= Provided material =
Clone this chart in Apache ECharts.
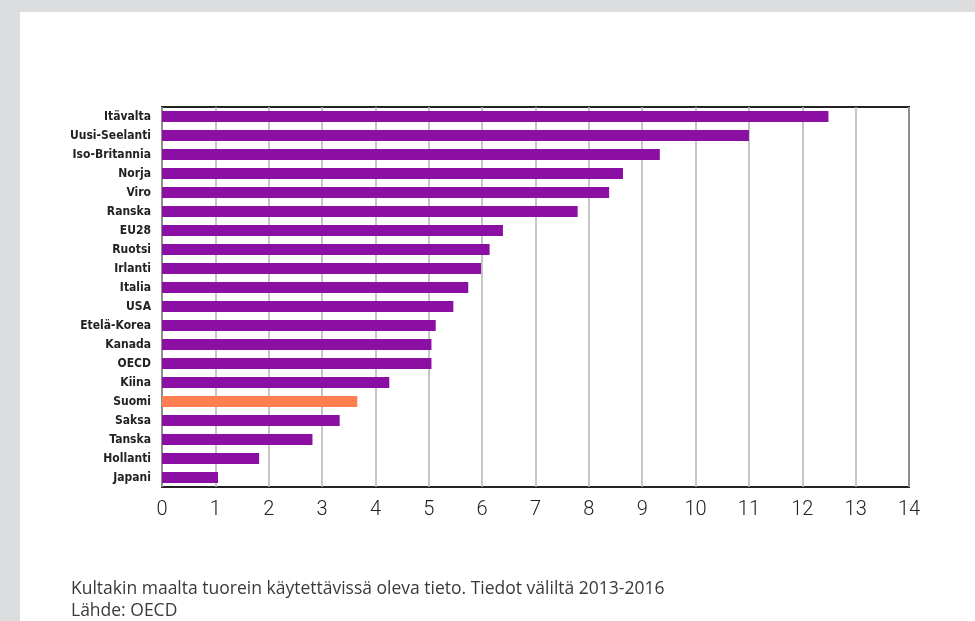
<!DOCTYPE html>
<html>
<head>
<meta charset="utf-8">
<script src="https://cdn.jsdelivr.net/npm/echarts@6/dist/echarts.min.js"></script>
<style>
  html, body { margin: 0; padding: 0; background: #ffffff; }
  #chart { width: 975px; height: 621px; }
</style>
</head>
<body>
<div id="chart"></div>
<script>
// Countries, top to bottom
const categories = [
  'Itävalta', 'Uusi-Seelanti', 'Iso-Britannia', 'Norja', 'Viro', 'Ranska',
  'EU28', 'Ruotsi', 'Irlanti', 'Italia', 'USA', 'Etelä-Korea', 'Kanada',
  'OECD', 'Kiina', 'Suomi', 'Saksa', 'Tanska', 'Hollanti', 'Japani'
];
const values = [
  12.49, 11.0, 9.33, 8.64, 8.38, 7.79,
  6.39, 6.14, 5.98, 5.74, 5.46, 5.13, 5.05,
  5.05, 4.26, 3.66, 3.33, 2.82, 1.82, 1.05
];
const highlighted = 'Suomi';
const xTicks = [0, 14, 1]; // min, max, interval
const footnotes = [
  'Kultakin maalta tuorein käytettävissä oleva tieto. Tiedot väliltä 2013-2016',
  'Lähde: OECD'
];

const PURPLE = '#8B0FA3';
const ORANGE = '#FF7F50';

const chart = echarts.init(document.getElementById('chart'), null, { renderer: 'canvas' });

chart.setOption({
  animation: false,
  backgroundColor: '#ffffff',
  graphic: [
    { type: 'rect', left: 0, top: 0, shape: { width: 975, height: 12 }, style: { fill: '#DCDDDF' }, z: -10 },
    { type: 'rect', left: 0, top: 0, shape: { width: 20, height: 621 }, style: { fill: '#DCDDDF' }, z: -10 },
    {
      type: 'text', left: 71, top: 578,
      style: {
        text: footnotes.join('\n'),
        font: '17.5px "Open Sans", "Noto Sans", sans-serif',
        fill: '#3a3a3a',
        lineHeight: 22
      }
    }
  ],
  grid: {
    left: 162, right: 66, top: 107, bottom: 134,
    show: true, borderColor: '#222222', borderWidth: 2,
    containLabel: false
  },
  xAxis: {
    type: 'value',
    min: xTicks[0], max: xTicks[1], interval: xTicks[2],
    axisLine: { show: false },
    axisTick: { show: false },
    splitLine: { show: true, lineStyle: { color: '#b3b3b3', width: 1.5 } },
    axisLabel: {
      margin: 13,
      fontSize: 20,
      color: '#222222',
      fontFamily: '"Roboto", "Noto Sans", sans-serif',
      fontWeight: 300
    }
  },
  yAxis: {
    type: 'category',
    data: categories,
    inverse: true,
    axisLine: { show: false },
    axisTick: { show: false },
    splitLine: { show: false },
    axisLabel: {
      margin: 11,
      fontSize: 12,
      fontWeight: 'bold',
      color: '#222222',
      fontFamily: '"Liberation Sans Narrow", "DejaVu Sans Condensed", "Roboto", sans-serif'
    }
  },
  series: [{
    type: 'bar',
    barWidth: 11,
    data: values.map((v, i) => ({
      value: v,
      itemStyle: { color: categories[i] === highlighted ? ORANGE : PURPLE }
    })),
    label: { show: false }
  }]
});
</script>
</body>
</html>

---

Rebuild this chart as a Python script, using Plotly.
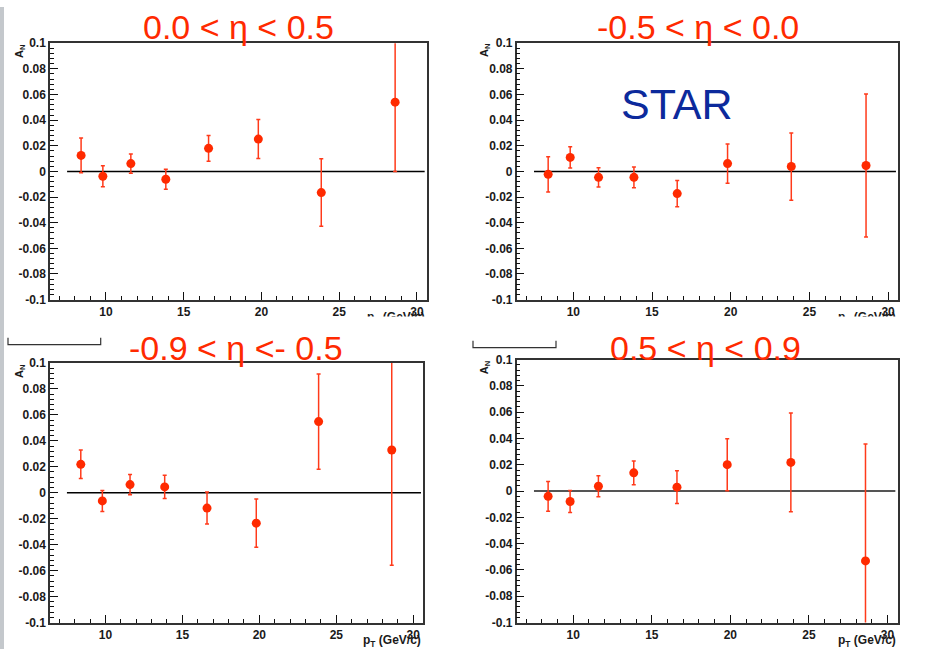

= Exercise goal =
Scan the listing above. Gather each line that contains the word "this".

= Written response =
Clone this chart in Apache ECharts.
Rebuild this chart as a Python script, using Plotly.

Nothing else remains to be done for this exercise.